For the learning portfolio, we emailed you a .zip
file containing all your work. That file can be “unzipped”, which creates a bunch of new files in the current directory. Let’s look at them:
Create a new directory and change to it:
mkdir lab-provide
cd lab-provide
unzip ~/Downloads/mystuff.zip # use the right pathname for your .zip file
Choose a .txt file that includes your work. How many lines are over 80 columns?
awk 'length > 80' my.txt | wc -l
How many lines are over 90 columns?
awk 'length > 90' my.txt | wc -l
What do those long lines look like?
awk 'length > 90' my.txt
What do the long lines look like in all your files?
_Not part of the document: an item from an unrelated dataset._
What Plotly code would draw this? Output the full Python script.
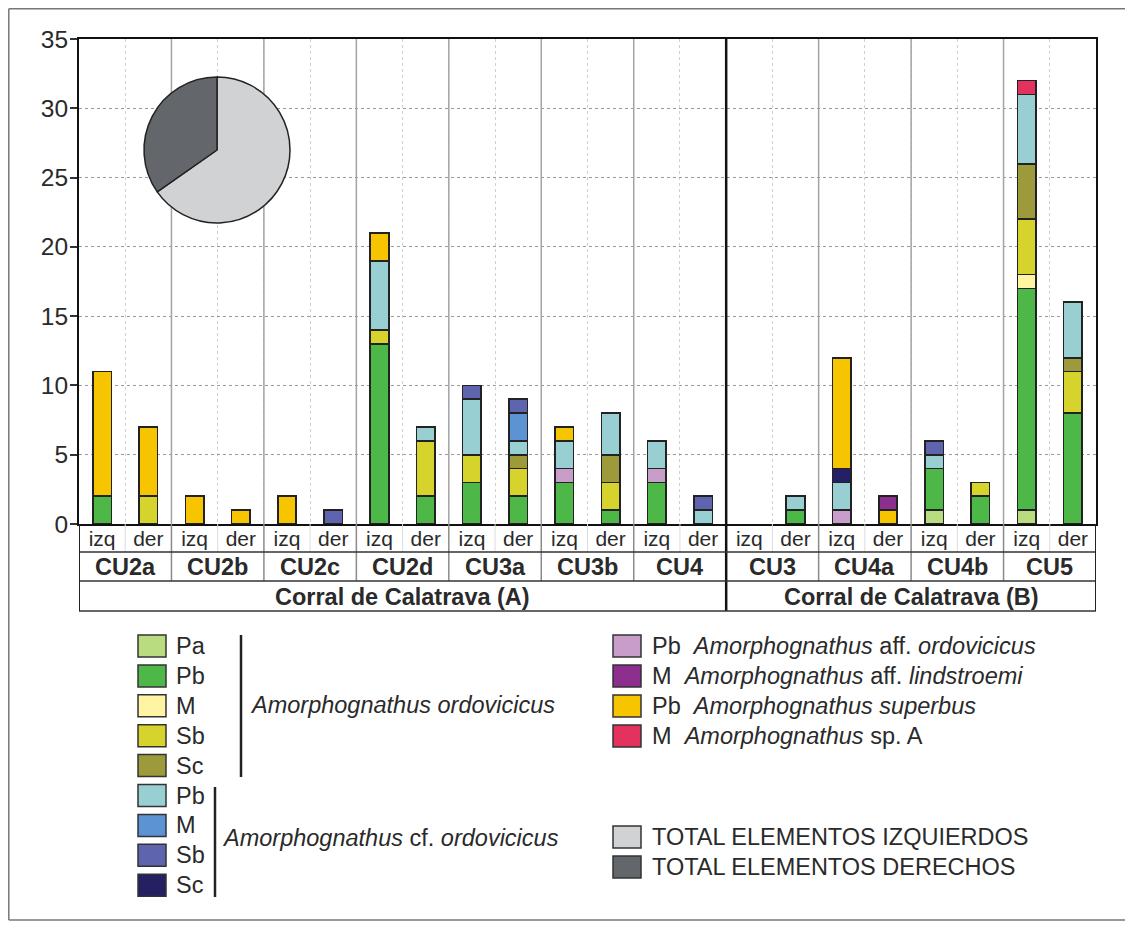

awk 'length > 90' *.txt | less
The star in *.txt
makes it work on all files with that name.
Count the number of function definitions by
grep -F '(define (' my.txt | wc -l
Count the number of tests by
grep -E 'check-expect|check-error' my.txt | wc -l
What is the ratio of tests to definitions? The Unix command line is not very good at arithmetic, but you can ask Lua to do the arithmetic for you:
lua -e "print($(grep -E 'check-expect|check-error' my.txt | wc -l) / $(grep -F '(define (' my.txt | wc -l))"
A command is wrapped in $(...)
in order to use its standard output as the result to another command.
For which assignment did you submit the most code?
wc -l *.txt | sort -n
Write up your usual findings—what you did and what you learned—but put them into a PDF file (text file if you’re desperate) and submit them using
provide comp50 lab-provide lab-results.pdf
Man pages are less useful than they once were. Ask Norman for his rant on this. Or just ask him to tell you to get off his lawn…↩